Monday, April 28, 2008

Q: How do I stop the search engines from indexing a sub domain?

A: So you have your main domain (www.yourdomain.com) and now you have created a sub domain (sales.yourdomain.com)

If you do not want the search engines to index your sub domain - here is what you have to keep in mind.

1. Search engines see sub domains as a different site completely.

So www.yourdomain.com and sales.yourdomain.com are two completely different sites in a search engines mind - and therefore you would require a separate robots.txt file.

NOTE: A robots.txt file is basically a text file that tells the search engines
a) what files/folders to index
b) what files/folders not to index
c) where your sitemap is located

Why would you want to block search engines from certain pages of your site?

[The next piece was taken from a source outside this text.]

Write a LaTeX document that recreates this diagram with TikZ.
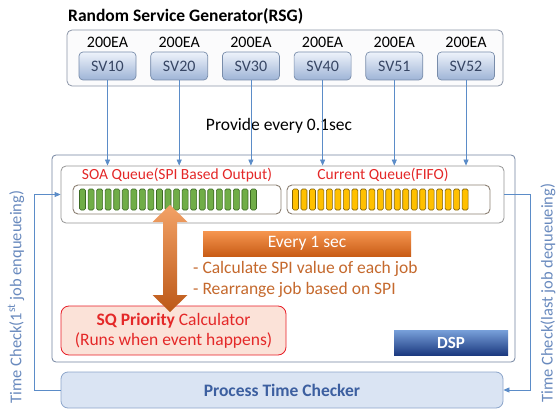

- if the page contains little or no content (eg. such as a login page)
- if the page contains just images (images that you don't want indexed)
- privacy pages
- when your site is still in development (eg. under construction page)

All these pointed mentioned above can impact your search engine rankings if you do not set up a robots.txt file to block these type of pages.

If Google (spider) comes to your site and all it sees is an under construction page - your site is already hit negatively.

A robots.txt file saves the search engines time - and lets them know what pages not to waste their time on - so they can spend more time on going to the higher quality pages of your website more frequently.

OK I mentioned before that Google will see sub domains as different sites.

However, it really depends on how the sub domain was set up.

If sales.yourdomain.com goes to the main web directory (as www.yourdomain.com) – you would then need a script to redirect it – and this method only requires one robots.txt file

If the sub domain was created from the DNS – then you would need two separate robots txt file.

If you are not sure - you can always log into your Google Webmaster Tools account - and under the Tools Section – there is a section called ‘Analyze Robots.txt’ – which will verify if you have blocked the sub domain accordingly.